福田:なるほど、かなり豊富な機能を備えたプラットフォームですね。ただ、他ベンダーからも類似のソリューションが提供されていますが、それらと比したIBM Mobile Foundationの最大の強みはどこにあるのでしょうか。
三戸:その1つはオープンであることですね。やはり、固有のテクノロジーへの依存性が高いと、将来的に身動きが取れなくなるおそれが強まります。そこで私たちは、HTML5 やJavaScriptといったオープンなテクノロジーのみを用いてモバイル・アプリケーションを開発するという点をIBM Mobile Foundationの基本コンセプトとしています。
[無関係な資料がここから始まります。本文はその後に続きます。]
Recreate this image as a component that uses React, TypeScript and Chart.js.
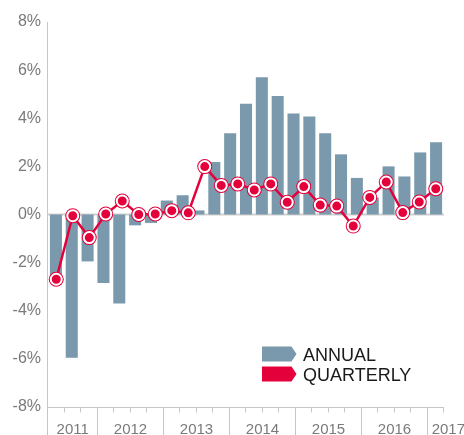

福田:これまでのモバイル・アプリケーションの開発では、ビジネス上のさまざまな要請に応じるかたちで、一貫性のない、個別対応的なアプローチがよくとられてきました。アプリケーションの目的や用途、さらには対象のデバイスの違いによって、利用する開発言語もツールも手法もバラバラといった具合です。
このような開発を続けていれば、当然、開発したアプリケーションのサステナビリティ(継続性)を確保するのは困難になるはずです。その問題解決に向けて、IBM Mobile Foundationが果たす役割は大きいと言えますね。
三戸:そう考えていただければ幸いです。さらに言えば、私たちは単なるITソリューションの提供にとどまることなく、パートナーとも協業しながら、モバイル化そのものを構想する上流コンサルティングから開発方法論、テクノロジーまでをワンストップで提供しています。この取り組みを通じて、エンタープライズ・モビリティの新たな世界を切り開いていきたい──それが私たちの考えであり、願いです。